The terrific start to Lake Tahoe’s winter season is a fitting introduction to a year of positive progress for the lake and the communities that surround it. By the time spring breathes renewed life into Lake Tahoe’s ecosystem, many property owners around the basin will be aiming to start some renewal of their own with new rules adopted by the Tahoe Regional Planning Agency Governing Board at the end of 2012.

Approval of the updated Lake Tahoe Regional Plan was a turning point of its own, coming on a wave of unprecedented cooperation and near-unanimous agreement that we must move this basin forward. I want to explain what happens next and settle some misconceptions about what the TRPA board approved in December.

Joanne Marchetta

First, adopted changes fall into two categories — those that take effect this winter and those that are only effective once area plans from local governments are in place. Area plans are the next generation of community plans and they will be reviewed by the Governing Board in a public process. I also want to emphasize that no development projects were approved by the board in December and that regional growth caps for the Tahoe basin remain firmly in place.

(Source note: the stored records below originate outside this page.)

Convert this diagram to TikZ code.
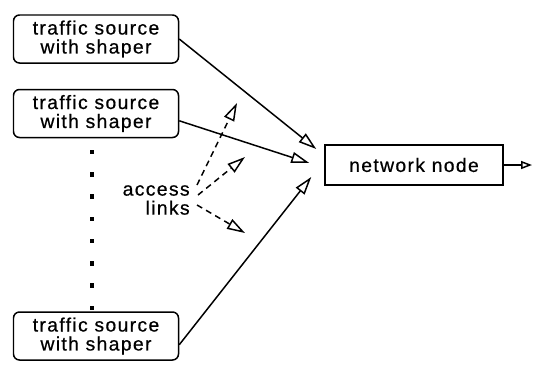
\documentclass[tikz,border=0pt]{standalone}
\usepackage{fontspec}
\setmainfont{Liberation Sans}[LetterSpace=7, FakeBold=0.6]
\usetikzlibrary{arrows.meta}

\tikzstyle{srcbox} = [draw, rounded corners=0.12cm, line width=0.85pt, align=center,
	minimum width=3.3cm, minimum height=0.96cm, inner sep=0pt]
\tikzstyle{netbox} = [draw, line width=0.85pt, minimum width=3.56cm, minimum height=0.8cm]
\tikzstyle{dot} = [fill, rectangle, minimum size=2.6pt, inner sep=0pt]
\tikzstyle{feed} = [line width=0.85pt, -{Triangle[open, length=0.36cm, width=0.22cm]}]
\tikzstyle{link} = [feed, dash pattern=on 0.12cm off 0.09cm]

\begin{document}
\begin{tikzpicture}[font=\fontsize{11}{10.8}\selectfont]
\useasboundingbox (0,0) rectangle (10.66,7.32);

% sources
\node [srcbox] (src1) at (1.92,6.54) {traffic source\\with shaper};
\node [srcbox] (src2) at (1.92,5.05) {traffic source\\with shaper};
\node [srcbox] (src3) at (1.92,0.60) {traffic source\\with shaper};
\foreach \i in {0,...,7}
	\node [dot] (d\i) at (1.84,4.28-0.4457*\i) {};

% network node and its output
\node [netbox] (net) at (8.28,4.02) {network node};
\coordinate (out) at (10.64,4.02);
\draw [line width=0.85pt, -{Triangle[open, length=0.22cm, width=0.16cm]}] (net.east) -- (out);

% inputs
\coordinate (in1) at ([xshift=-0.16cm,yshift=0.32cm]net.west);
\coordinate (in2) at ([xshift=-0.30cm,yshift=0.04cm]net.west);
\coordinate (in3) at ([xshift=-0.26cm,yshift=-0.24cm]net.west);
\draw [feed] (src1.east) -- (in1);
\draw [feed] (src2.-5) -- (in2);
\draw [feed] (src3.-6) -- (in3);

% access links
\node [align=right, anchor=east, inner sep=0pt] (acc) at (3.80,3.32) {access\\links};
\coordinate (lk1) at (4.74,5.26);
\coordinate (lk2) at (4.90,4.18);
\coordinate (lk3) at (4.90,2.66);
\draw [link] ([xshift=0.14cm,yshift=0.30cm]acc.east) -- (lk1);
\draw [link] ([xshift=0.16cm,yshift=0.10cm]acc.east) -- (lk2);
\draw [link] ([xshift=0.14cm,yshift=-0.10cm]acc.east) -- (lk3);
\end{tikzpicture}
\end{document}
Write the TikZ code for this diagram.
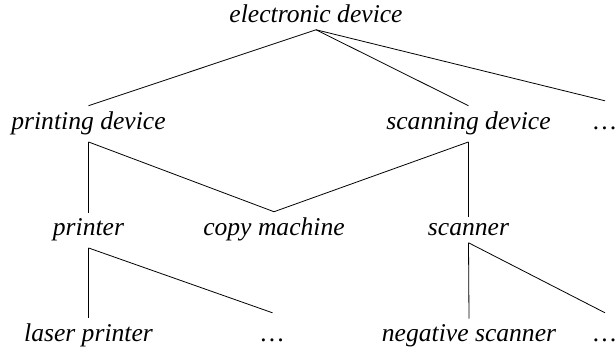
\documentclass[tikz,border=0pt]{standalone}
\usepackage{fontspec}
\setmainfont{Liberation Serif}[ItalicFont={Liberation Serif Italic}]
\begin{document}
\begin{tikzpicture}[x=1pt,y=-1pt,
  every node/.style={font=\fontsize{25.6}{30}\selectfont\itshape, inner sep=6.3pt, anchor=base},
  dotsnode/.style={text height=22.7pt},
  edge/.style={line width=0.8pt}]
\useasboundingbox (0,0) rectangle (616,352);
\node (ed) at (316,23) {electronic device};
\node (pd) at (88.5,130) {printing device};
\node (sd) at (468.5,130) {scanning device};
\node[dotsnode] (d1) at (605,130) {\ldots};
\node (pr) at (88.5,236) {printer};
\node (cm) at (274,236) {copy machine};
\node (sc) at (468.5,236) {scanner};
\node (lp) at (88.5,342) {laser printer};
\node[dotsnode] (d2) at (272.5,342) {\ldots};
\node (ns) at (469,342) {negative scanner};
\node[dotsnode] (d3) at (605,342) {\ldots};
\draw[edge] (ed.south) -- (pd.north);
\draw[edge] (ed.south) -- (sd.north);
\draw[edge] (ed.south) -- (d1.north);
\draw[edge] (pd.south) -- (pr.north);
\draw[edge] (pd.south) -- (cm.north);
\draw[edge] (sd.south) -- (cm.north);
\draw[edge] (sd.south) -- (sc.north);
\draw[edge] (pr.south) -- (lp.north);
\draw[edge] (pr.south) -- (d2.north);
\draw[edge] (sc.south) -- (ns.north);
\draw[edge] (sc.south) -- (d3.north);
\end{tikzpicture}
\end{document}
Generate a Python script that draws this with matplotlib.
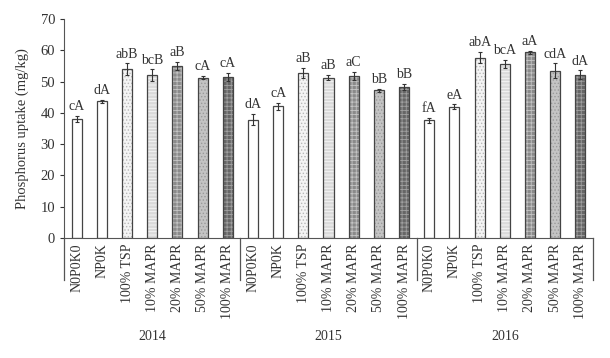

While we hope the updated plan helps many lake-saving projects go from the drawing board to a public forum, environmental redevelopment projects in Lake Tahoe’s town centers will take careful consideration by the community, local governments, land managers, and others. To facilitate more ecosystem restoration on private properties, these projects must use transferred development rights from sensitive stream zones or outlying areas in order to access new height and density incentives in existing town centers. Such projects can be proposed only after the adoption of area plans. There are a limited number of areas, about 10 commercial centers around the lake, where these types of projects would be concentrated in order to foster walkable, bikeable communities.

For residential properties, important improvements are being brought online that are planned to be in effect this summer for properties that have already completed their best management practices for stormwater and erosion control. These amendments allow modest home improvements for some residential properties that were previously impossible. Within certain site constraints, property owners who have a BMP completion certificate can make modest enhancements without exceeding their property’s land coverage, which is the limiting factor for the total square footage of development allowed on each parcel in the Lake Tahoe Basin. With a BMP certificate, disabled access ramps, temporary backyard sheds, and up to 500 square feet of new decking will not count toward a property’s coverage limit. More information on these incentives will be featured in workshops this spring.

For properties that don’t have a BMP completion certificate, you can get started this spring installing simple measures that infiltrate stormwater and help reduce the fine sediment entering Lake Tahoe by contacting your local conservation district or go online.

Changes that only come into effect with an area plan may not be too far away in some locations and a few local governments are expecting to bring their plans to TRPA for review this year. For an area plan to be adopted, it must meet environmental standards and be consistent with the Regional Plan. However, area plans can also propose more innovative ways to regulate land coverage, provide further direction on local community character, and can streamline project permitting to a one-step process — all the more reason for you to contact your city or county planning department and get involved in bringing an environmental plan for your community forward.

I want to be sure the community understands that the purpose of TRPA’s updated plan is to increase environmental restoration and the well-being of Lake Tahoe’s communities. As the Tahoe basin comes together to move out of the negative spiral of decline, TRPA is working to implement land use policies that connect more people to recreation with less reliance on the private automobile. New zoning changes at Heavenly and Edgewood on the South Shore, for example, are intended to do just that, and any projects proposed there in the future will undergo significant environmental review and public input to assure these outcomes.

The positive momentum from the 2012 adoption of the Regional Plan update is a product of the creativity and cooperation of the many people who worked for years to establish a new approach to Lake Tahoe’s continued restoration. We’re poised for the next round of environmental gains to be made and for Lake Tahoe communities to play a greater role in the important work to protect and restore this world-famous region.

Joanne Marchetta is executive director of the Tahoe Regional Planning Agency.